» What is required:
Copy the material that follows word for word and omit its pictures.

» Entries shown:
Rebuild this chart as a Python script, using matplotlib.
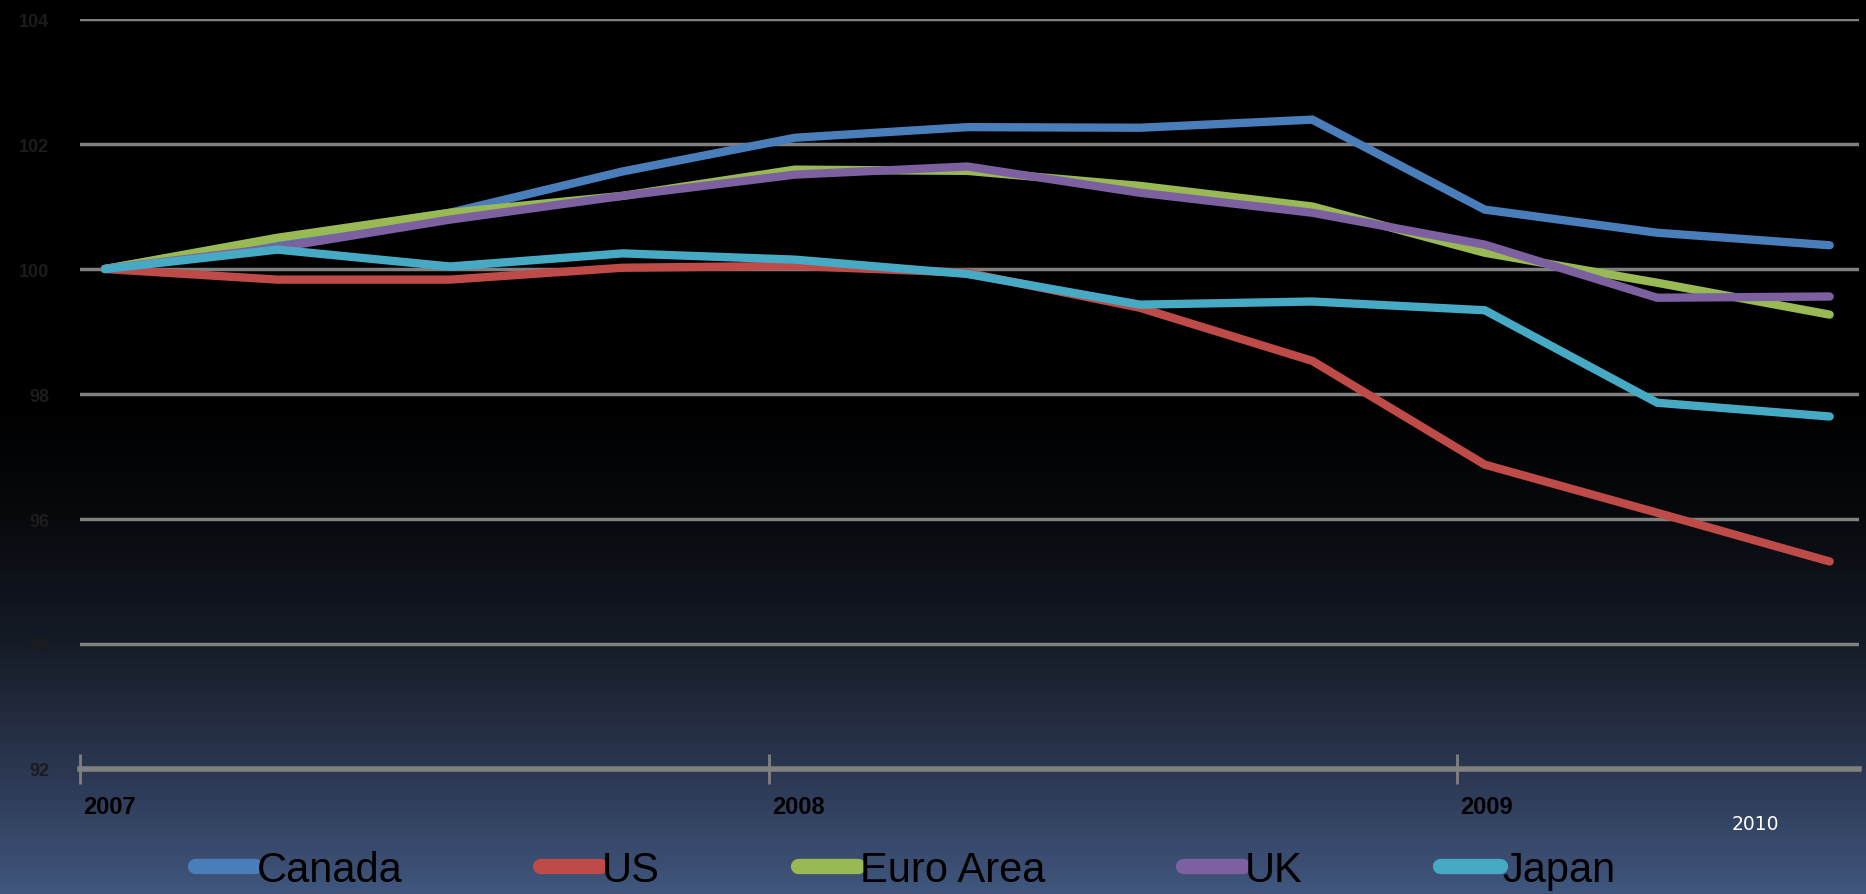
import numpy as np
import matplotlib
matplotlib.use('Agg')
import matplotlib.pyplot as plt
from matplotlib.colors import LinearSegmentedColormap

## data: quarterly GDP index (2007 Q? = 100)
quarters = np.arange(11)
canada = [100, 100.47, 100.9, 101.56, 102.1, 102.27, 102.26, 102.39, 100.95, 100.58, 100.38]
us = [100, 99.83, 99.83, 100.02, 100.05, 99.94, 99.38, 98.53, 96.87, 96.1, 95.32]
euro = [100, 100.5, 100.9, 101.17, 101.59, 101.57, 101.33, 101.0, 100.26, 99.78, 99.27]
uk = [100, 100.34, 100.79, 101.17, 101.51, 101.64, 101.22, 100.9, 100.39, 99.54, 99.56]
japan = [100, 100.31, 100.04, 100.25, 100.15, 99.92, 99.43, 99.48, 99.34, 97.86, 97.64]

series_names = ['Canada', 'US', 'Euro Area', 'UK', 'Japan']
series_colors = ['#4a7ebb', '#be4b48', '#98b954', '#7d60a0', '#46aac5']

year_labels = ['2007', '2008', '2009']
year_ticks = [-0.145, 3.85, 7.84]
y_ticks = [92, 94, 96, 98, 100, 102, 104]

fnt = ['Liberation Sans', 'DejaVu Sans']

fig = plt.figure(figsize=(18.66, 8.95), dpi=100)

## background gradient (black top -> slate blue bottom)
bg = fig.add_axes([0, 0, 1, 1], zorder=-10)
grad_cmap = LinearSegmentedColormap.from_list(
    'bg', [(0.0, '#000000'), (0.45, '#000000'), (0.58, '#07090d'),
           (0.72, '#151b26'), (0.86, '#2b3650'), (1.0, '#40567d')])
bg.imshow(np.linspace(0, 1, 256).reshape(-1, 1), aspect='auto', cmap=grad_cmap,
          extent=[0, 1, 0, 1], origin='upper')
bg.set_axis_off()

ax = fig.add_axes([80/1866, 1-770/895, (1859-80)/1866, (770-20)/895])
ax.patch.set_alpha(0)

for vals, name, col in zip([canada, us, euro, uk, japan], series_names, series_colors):
    ax.plot(quarters, vals, color=col, lw=6, solid_joinstyle='miter',
            solid_capstyle='round', label=name, zorder=3)

ax.set_xlim(-0.145, 10.17)
ax.set_ylim(92, 104)
ax.set_yticks(y_ticks)
ax.set_yticklabels([str(v) for v in y_ticks], fontsize=13, fontweight='bold',
                   color='#1c1c1c', family=fnt)
ax.tick_params(axis='y', length=0, pad=22)
ax.grid(axis='y', color='#808080', lw=2.5, zorder=1)
for s in ['left', 'right', 'top']:
    ax.spines[s].set_visible(False)
ax.spines['bottom'].set_color('#808080')
ax.spines['bottom'].set_linewidth(4)
ax.spines['bottom'].set_zorder(2)

ax.set_xticks(year_ticks)
ax.set_xticklabels([])
ax.tick_params(axis='x', direction='inout', length=22, width=2, color='#808080')
for xt, lab in zip(year_ticks, year_labels):
    ax.text(xt + 0.02, -0.05, lab, transform=ax.get_xaxis_transform(),
            ha='left', va='center', fontsize=17, fontweight='bold',
            color='black', family=fnt)

## extra label overlaid in the original slide
fig.text(1732/1866, 1-825/895, '2010', color='white', fontsize=13.5,
         ha='left', va='center')

fig.legend(loc='center', bbox_to_anchor=(0.485, 24/895), ncol=5, frameon=False,
           prop={'family': fnt, 'size': 30}, handlelength=1.44,
           handletextpad=0.05, columnspacing=3.3, borderpad=0,
           labelcolor='black')
for h in fig.legends[0].legend_handles:
    h.set_linewidth(11)
    h.set_solid_capstyle('round')

fig.savefig('out.png', dpi=100)
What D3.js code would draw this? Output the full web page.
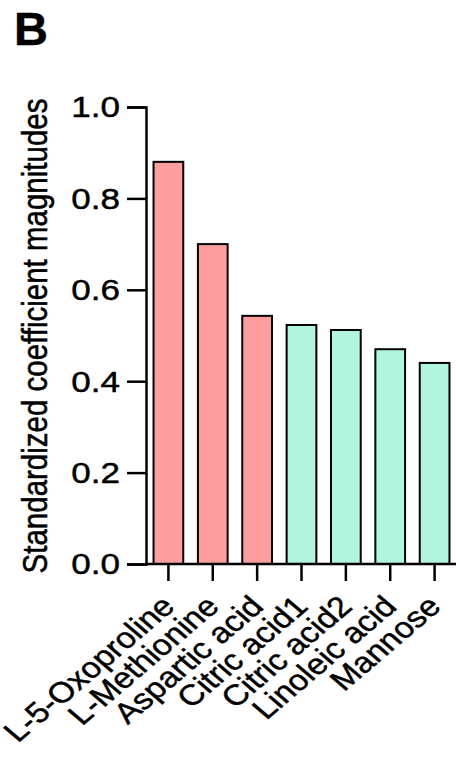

» Result for this task:
Rebuild this chart as a Python script, using matplotlib.
import numpy as np
import matplotlib
matplotlib.use('Agg')
import matplotlib.pyplot as plt
from matplotlib.colors import LinearSegmentedColormap

## data: quarterly GDP index (2007 Q? = 100)
quarters = np.arange(11)
canada = [100, 100.47, 100.9, 101.56, 102.1, 102.27, 102.26, 102.39, 100.95, 100.58, 100.38]
us = [100, 99.83, 99.83, 100.02, 100.05, 99.94, 99.38, 98.53, 96.87, 96.1, 95.32]
euro = [100, 100.5, 100.9, 101.17, 101.59, 101.57, 101.33, 101.0, 100.26, 99.78, 99.27]
uk = [100, 100.34, 100.79, 101.17, 101.51, 101.64, 101.22, 100.9, 100.39, 99.54, 99.56]
japan = [100, 100.31, 100.04, 100.25, 100.15, 99.92, 99.43, 99.48, 99.34, 97.86, 97.64]

series_names = ['Canada', 'US', 'Euro Area', 'UK', 'Japan']
series_colors = ['#4a7ebb', '#be4b48', '#98b954', '#7d60a0', '#46aac5']

year_labels = ['2007', '2008', '2009']
year_ticks = [-0.145, 3.85, 7.84]
y_ticks = [92, 94, 96, 98, 100, 102, 104]

fnt = ['Liberation Sans', 'DejaVu Sans']

fig = plt.figure(figsize=(18.66, 8.95), dpi=100)

## background gradient (black top -> slate blue bottom)
bg = fig.add_axes([0, 0, 1, 1], zorder=-10)
grad_cmap = LinearSegmentedColormap.from_list(
    'bg', [(0.0, '#000000'), (0.45, '#000000'), (0.58, '#07090d'),
           (0.72, '#151b26'), (0.86, '#2b3650'), (1.0, '#40567d')])
bg.imshow(np.linspace(0, 1, 256).reshape(-1, 1), aspect='auto', cmap=grad_cmap,
          extent=[0, 1, 0, 1], origin='upper')
bg.set_axis_off()

ax = fig.add_axes([80/1866, 1-770/895, (1859-80)/1866, (770-20)/895])
ax.patch.set_alpha(0)

for vals, name, col in zip([canada, us, euro, uk, japan], series_names, series_colors):
    ax.plot(quarters, vals, color=col, lw=6, solid_joinstyle='miter',
            solid_capstyle='round', label=name, zorder=3)

ax.set_xlim(-0.145, 10.17)
ax.set_ylim(92, 104)
ax.set_yticks(y_ticks)
ax.set_yticklabels([str(v) for v in y_ticks], fontsize=13, fontweight='bold',
                   color='#1c1c1c', family=fnt)
ax.tick_params(axis='y', length=0, pad=22)
ax.grid(axis='y', color='#808080', lw=2.5, zorder=1)
for s in ['left', 'right', 'top']:
    ax.spines[s].set_visible(False)
ax.spines['bottom'].set_color('#808080')
ax.spines['bottom'].set_linewidth(4)
ax.spines['bottom'].set_zorder(2)

ax.set_xticks(year_ticks)
ax.set_xticklabels([])
ax.tick_params(axis='x', direction='inout', length=22, width=2, color='#808080')
for xt, lab in zip(year_ticks, year_labels):
    ax.text(xt + 0.02, -0.05, lab, transform=ax.get_xaxis_transform(),
            ha='left', va='center', fontsize=17, fontweight='bold',
            color='black', family=fnt)

## extra label overlaid in the original slide
fig.text(1732/1866, 1-825/895, '2010', color='white', fontsize=13.5,
         ha='left', va='center')

fig.legend(loc='center', bbox_to_anchor=(0.485, 24/895), ncol=5, frameon=False,
           prop={'family': fnt, 'size': 30}, handlelength=1.44,
           handletextpad=0.05, columnspacing=3.3, borderpad=0,
           labelcolor='black')
for h in fig.legends[0].legend_handles:
    h.set_linewidth(11)
    h.set_solid_capstyle('round')

fig.savefig('out.png', dpi=100)
What D3.js code would draw this? Output the full web page.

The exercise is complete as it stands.